India’s Manufacturing PMI Falls To Lowest In Three Months In November
Auto parts used in the assembly of motorcycles sit in containers on the production line at a manufacturing facility in Chennai, India. (Photographer: Dhiraj Singh/Bloomberg)  

India’s Manufacturing PMI Falls To Lowest In Three Months In November

A gauge of activity across India’s manufacturing sector fell to its lowest in three months, reflecting the slower increase in sales and production. But it remained well in the expansion zone.

The IHS Markit India Manufacturing Purchasing Managers’ Index eased to 56.3 in November from 58.9 in October—a decadal high. A reading over 50 indicates economic expansion.

Although softening of rates of expansion seen in the latest month does not represent a major setback, since these are down from over decade highs in October, a spike in Covid-19 cases and the possibility of associated restrictions could undermine the recovery.
Pollyanna De Lima, Economics Associate Director, IHS Markit

Aggregate new orders rose at the slowest pace in three months, according to a media statement by IHS Markit. The upturn, however, was sharp and stronger than that seen for eight years prior to September.

The easing of Covid-19 restrictions, combined with an improvement in market conditions and a pick-up in demand, supported an increase in production. Although the slowest for three months, the rate of expansion in output was sharp and outpaced its long-run average, the release said. Amid reports of strong demand and greater output requirements, Indian manufacturers bought additional inputs even as the quantity of purchases rose at the slowest pace in three months.

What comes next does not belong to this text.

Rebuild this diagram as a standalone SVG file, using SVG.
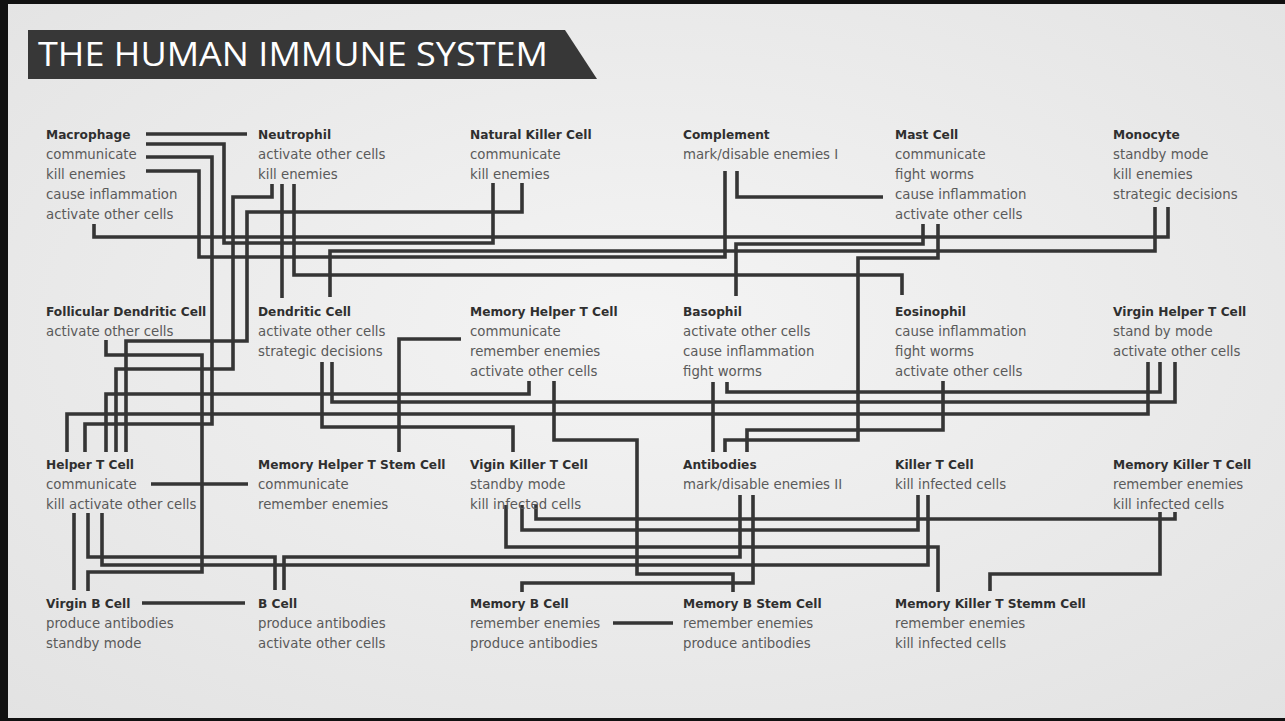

November data highlighted a quicker increase in input costs facing Indian manufacturers, with the overall rate of inflation the strongest in two years. As a result, companies adjusted their fees upwards, with the rate of charge inflation picking up to a nine-month high.

Though lower than in October, new export orders continued to show a marked increase in November, with survey participants reporting strong demand for their goods from key export markets.

Employment, on the other hand, continued to fall as companies observed social distancing guidelines. “The rate of job shedding was solid and little-changed from October,” the release said. Subsequently, firms noted another increase in outstanding business during November, it said.

Business optimism faded slightly in November. But output growth is still predicted for the year ahead, even amid concerns about public policies, rupee depreciation and the Covid-19 pandemic.